Where's the right place? :) This comment should be a bit more specific

I don't know (just picked up the patch) - looks like the right place to me

llvm/lib/Target/AMDGPU/SOPInstructions.td

rovka · 2023-11-20T09:59:22Z

llvm/lib/Target/AMDGPU/SIInsertWaitcnts.cpp

+    unsigned Opcode = II.getOpcode();
+    bool CanFullyDiscardWaitcntSequence = SIInstrInfo::isSoftWaitcnt(Opcode);
+
+    if (SIInstrInfo::isWaitcnt(Opcode)) {
      // Conservatively update required wait if this waitcnt was added in an
      // earlier pass. In this case it will not exist in the tracked waitcnt
      // set.


Should update this comment.

What should it say instead?

Well, there's no more tracked waitcnt set, so we should rephrase it in terms of soft waitcnts instead.

Something along the lines of "Update required wait. If this waitcnt was added in an earlier pass, but is no longer needed, it may be removed."

jayfoad · 2023-11-20T13:52:52Z

Original patch by @jmmartinez : #65735

I had a bunch of outstanding comments on that PR.

Pierre-vh · 2023-11-20T13:58:30Z

Original patch by @jmmartinez : #65735

I had a bunch of outstanding comments on that PR.

Aren't they all addressed, with the exception of the added const in SIInsertWaitCnt (which i'm going to remove) and the extra waitcnt mystery which I am looking into right now?

jayfoad · 2023-11-20T14:38:15Z

Original patch by @jmmartinez : #65735

I had a bunch of outstanding comments on that PR.

Aren't they all addressed, with the exception of the added const in SIInsertWaitCnt (which i'm going to remove) and the extra waitcnt mystery which I am looking into right now?

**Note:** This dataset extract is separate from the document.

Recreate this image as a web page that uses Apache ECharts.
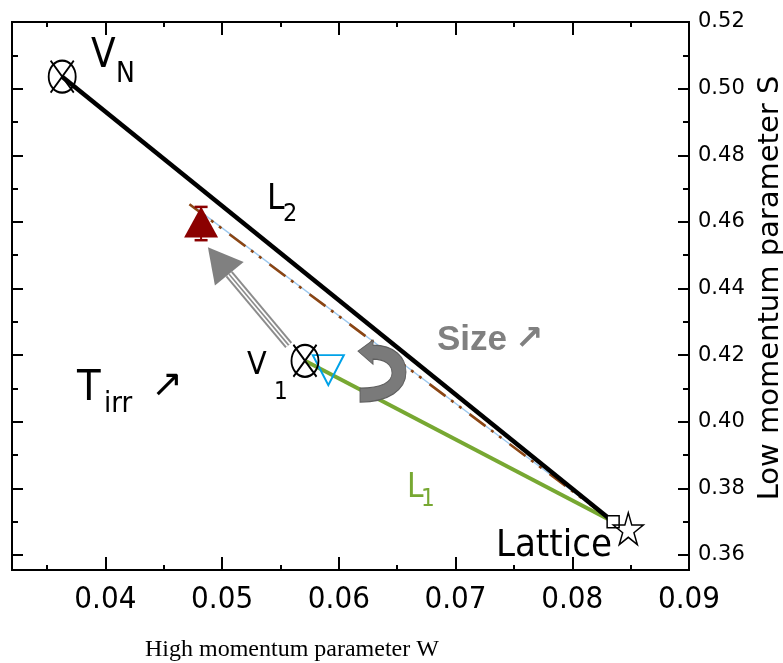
<!DOCTYPE html>
<html>
<head>
<meta charset="utf-8">
<title>W-S plot</title>
<script src="https://cdn.jsdelivr.net/npm/echarts@6/dist/echarts.min.js"></script>
<style>
  html, body { margin: 0; padding: 0; background: #fff; }
  #chart { width: 783px; height: 663px; }
</style>
</head>
<body>
<div id="chart"></div>
<script>
  // axis ranges and ticks
  const xRange = [0.032, 0.09];
  const yRange = [0.3555, 0.52];
  const xMajorTicks = [0.04, 0.05, 0.06, 0.07, 0.08, 0.09];
  const xMinorTicks = [0.035, 0.045, 0.055, 0.065, 0.075, 0.085];
  const yMajorTicks = [0.36, 0.38, 0.40, 0.42, 0.44, 0.46, 0.48, 0.50, 0.52];
  const yMinorTicks = [0.37, 0.39, 0.41, 0.43, 0.45, 0.47, 0.49, 0.51];

  // points (W, S)
  const vN = [0.0363, 0.5036];
  const v1 = [0.0571, 0.4183];
  const lattice = [0.0835, 0.3700];
  const latticeStar = [0.0848, 0.3679];
  const tIrrPoint = [0.0482, 0.4600];
  const tIrrErr = [0.4545, 0.4645];
  const sizePoint = [0.0591, 0.4155];
  const dashStart = [0.0472, 0.4653];
  const blueStart = [0.0476, 0.4645];

  // arrows
  const arrowShaft = [[0.0557, 0.4230], [0.0506, 0.4443]];
  const arrowHead = [0.0497, 0.4484];
  const curlArrow = [0.0637, 0.4152];

  const narrow = '"Liberation Sans Narrow", "DejaVu Sans Condensed", sans-serif';
  const circleX = 'path://M1,16 A14,15 0 1 1 29,16 A14,15 0 1 1 1,16 Z M3,1 L27,31 M27,1 L3,31';
  const starPath = 'path://M50,0 L61,35 L98,35 L68,57 L79,91 L50,70 L21,91 L32,57 L2,35 L39,35 Z';
  const curlPath = 'path://M0,11 L15,0 L15,5 C36,5 48,17 48,32 C48,50 30,62 2,62 L2,48 C24,48 34,42 34,33 C34,24 26,19 15,19 L15,24 Z';

  const chart = echarts.init(document.getElementById('chart'));

  function xAx(pos, vals, len, labels) {
    return {
      type: 'value', position: pos, min: xRange[0], max: xRange[1],
      axisLine: { show: true, onZero: false, lineStyle: { color: '#000', width: 2 } },
      axisTick: { show: true, inside: true, length: len, customValues: vals, lineStyle: { color: '#000', width: 2 } },
      axisLabel: labels ? {
        show: true, customValues: vals, margin: 14, fontSize: 31, color: '#000',
        fontFamily: narrow, formatter: v => v.toFixed(2)
      } : { show: false },
      splitLine: { show: false }
    };
  }
  function yAx(pos, vals, len, labels) {
    return {
      type: 'value', position: pos, min: yRange[0], max: yRange[1],
      axisLine: { show: true, onZero: false, lineStyle: { color: '#000', width: 2 } },
      axisTick: { show: true, inside: true, length: len, customValues: vals, lineStyle: { color: '#000', width: 2 } },
      axisLabel: labels ? {
        show: true, customValues: vals, margin: 9, fontSize: 21, color: '#000',
        fontFamily: '"DejaVu Sans", sans-serif', formatter: v => v.toFixed(2)
      } : { show: false },
      name: labels ? 'Low momentum parameter S' : '',
      nameLocation: 'middle', nameRotate: 90, nameGap: 62,
      nameTextStyle: { fontSize: 29, color: '#000', fontFamily: '"DejaVu Sans", sans-serif', padding: [0, 0, 0, 16] },
      splitLine: { show: false }
    };
  }

  function seg(name, data, color, width, type, z) {
    return {
      name: name, type: 'line', data: data, showSymbol: false, symbol: 'none',
      lineStyle: { color: color, width: width, type: type || 'solid' },
      z: z || 2, silent: true
    };
  }

  function pts(name, data, symbol, size, style, z, rotate) {
    return {
      name: name, type: 'scatter', data: data, symbol: symbol, symbolSize: size,
      symbolRotate: rotate || 0,
      itemStyle: Object.assign({ opacity: 1 }, style), z: z, silent: true
    };
  }

  function txt(t, x, y, size, opts) {
    opts = opts || {};
    return {
      type: 'text', x: x, y: y, z: 100,
      style: {
        text: t, fontSize: size, fontFamily: opts.font || narrow,
        fontWeight: opts.bold ? 'bold' : 'normal',
        fill: opts.color || '#000', align: opts.align || 'left', verticalAlign: 'middle'
      }
    };
  }

  const clear = 'rgba(255,255,255,0)';

  chart.setOption({
    animation: false,
    backgroundColor: '#fff',
    grid: { left: 12, right: 94, top: 22, bottom: 93, outerBoundsMode: 'none', containLabel: false },
    xAxis: [
      xAx('bottom', xMajorTicks, 13, true),
      xAx('bottom', xMinorTicks, 5, false),
      xAx('top', xMajorTicks, 13, false),
      xAx('top', xMinorTicks, 5, false)
    ],
    yAxis: [
      yAx('right', yMajorTicks, 11, true),
      yAx('right', yMinorTicks, 6, false),
      yAx('left', yMajorTicks, 11, false),
      yAx('left', yMinorTicks, 6, false)
    ],
    graphic: [
      txt('V', 91, 57, 40),
      txt('N', 116, 75, 28),
      txt('L', 267, 200, 35),
      txt('2', 283, 214, 25),
      txt('T', 77, 389, 43),
      txt('irr', 104, 404, 29),
      txt('\u2197', 151, 386, 38, { font: '"DejaVu Sans", sans-serif' }),
      txt('V', 247, 366, 32),
      txt('1', 274, 393, 24),
      txt('Size', 437, 340, 35, { bold: true, color: '#808080', font: '"Liberation Sans", sans-serif' }),
      txt('\u2197', 515, 340, 34, { bold: true, color: '#808080', font: '"DejaVu Sans", sans-serif' }),
      txt('L', 407, 488, 33, { color: '#77a832' }),
      txt('1', 421, 500, 24, { color: '#77a832' }),
      txt('Lattice', 612, 546, 38, { align: 'right' }),
      txt('High momentum parameter W', 145, 650, 24, { font: '"Liberation Serif", serif' })
    ],
    series: [
      seg('L2', [vN, lattice], '#000', 4.5, 'solid', 3),
      seg('blue', [blueStart, lattice], '#9cc8ee', 1.3, 'solid', 2),
      seg('brown', [dashStart, lattice], '#8b4513', 2.6, [20, 7, 3, 7, 3, 10], 2),
      seg('L1', [v1, lattice], '#77a832', 4, 'solid', 2),
      seg('shaftOuter', arrowShaft, '#8c8c8c', 9, 'solid', 4),
      seg('shaftGap', arrowShaft, '#fff', 5, 'solid', 4),
      seg('shaftInner', arrowShaft, '#8c8c8c', 1.6, 'solid', 4),
      pts('arrowHead', [arrowHead], 'triangle', [37, 34], { color: '#808080' }, 5, 39),
      pts('curl', [curlArrow], curlPath, [48, 62], { color: '#7a7a7a', borderColor: '#5e5e5e', borderWidth: 1 }, 5),
      {
        name: 'err', type: 'line', data: [[tIrrPoint[0], tIrrErr[0]], [tIrrPoint[0], tIrrErr[1]]],
        symbol: 'rect', symbolSize: [13, 2.5], showSymbol: true,
        itemStyle: { color: '#8b0000' }, lineStyle: { color: '#8b0000', width: 2 }, z: 6, silent: true
      },
      pts('Tirr', [tIrrPoint], 'triangle', [34, 31], { color: '#8b0000' }, 6),
      pts('size', [sizePoint], 'path://M0,0 L30,0 L15,30 Z', [31, 30],
        { color: clear, borderColor: '#00a2e8', borderWidth: 2 }, 7),
      pts('V', [vN, v1], circleX, [27, 32], { color: clear, borderColor: '#000', borderWidth: 2 }, 8),
      pts('latticeSq', [lattice], 'rect', 12, { color: '#fff', borderColor: '#000', borderWidth: 1.5 }, 8),
      pts('latticeStar', [latticeStar], starPath, [30, 32], { color: clear, borderColor: '#000', borderWidth: 1.5 }, 8)
    ]
  });
</script>
</body>
</html>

I don't know because I can't easily see what has changed. I'll try to take a fresh look soon.

Pierre-vh · 2023-11-20T14:42:49Z

llvm/test/CodeGen/AMDGPU/back-off-barrier-subtarget-feature.ll

@@ -45,6 +45,7 @@ define void @back_off_barrier_no_fence(ptr %in, ptr %out) #0 {
 ; GFX11-BACKOFF-NEXT:    s_waitcnt vmcnt(0) expcnt(0) lgkmcnt(0)
 ; GFX11-BACKOFF-NEXT:    flat_load_b32 v0, v[0:1]
 ; GFX11-BACKOFF-NEXT:    s_waitcnt vmcnt(0) lgkmcnt(0)
+; GFX11-BACKOFF-NEXT:    s_waitcnt_vscnt null, 0x0


This extra waitcnt is due to setNonKernelFunctionInitialState
Without this patch the counters start at

*** Block0 *** VM_CNT(0): LGKM_CNT(0): EXP_CNT(0): VS_CNT(0):

With the patch:

*** Block0 *** VM_CNT(63): LGKM_CNT(63): EXP_CNT(7): VS_CNT(63):

I didn't follow the full discussion around the patch so I don't know the context behind this change. I will try to dive deeper this week to provide more meaningful feedback.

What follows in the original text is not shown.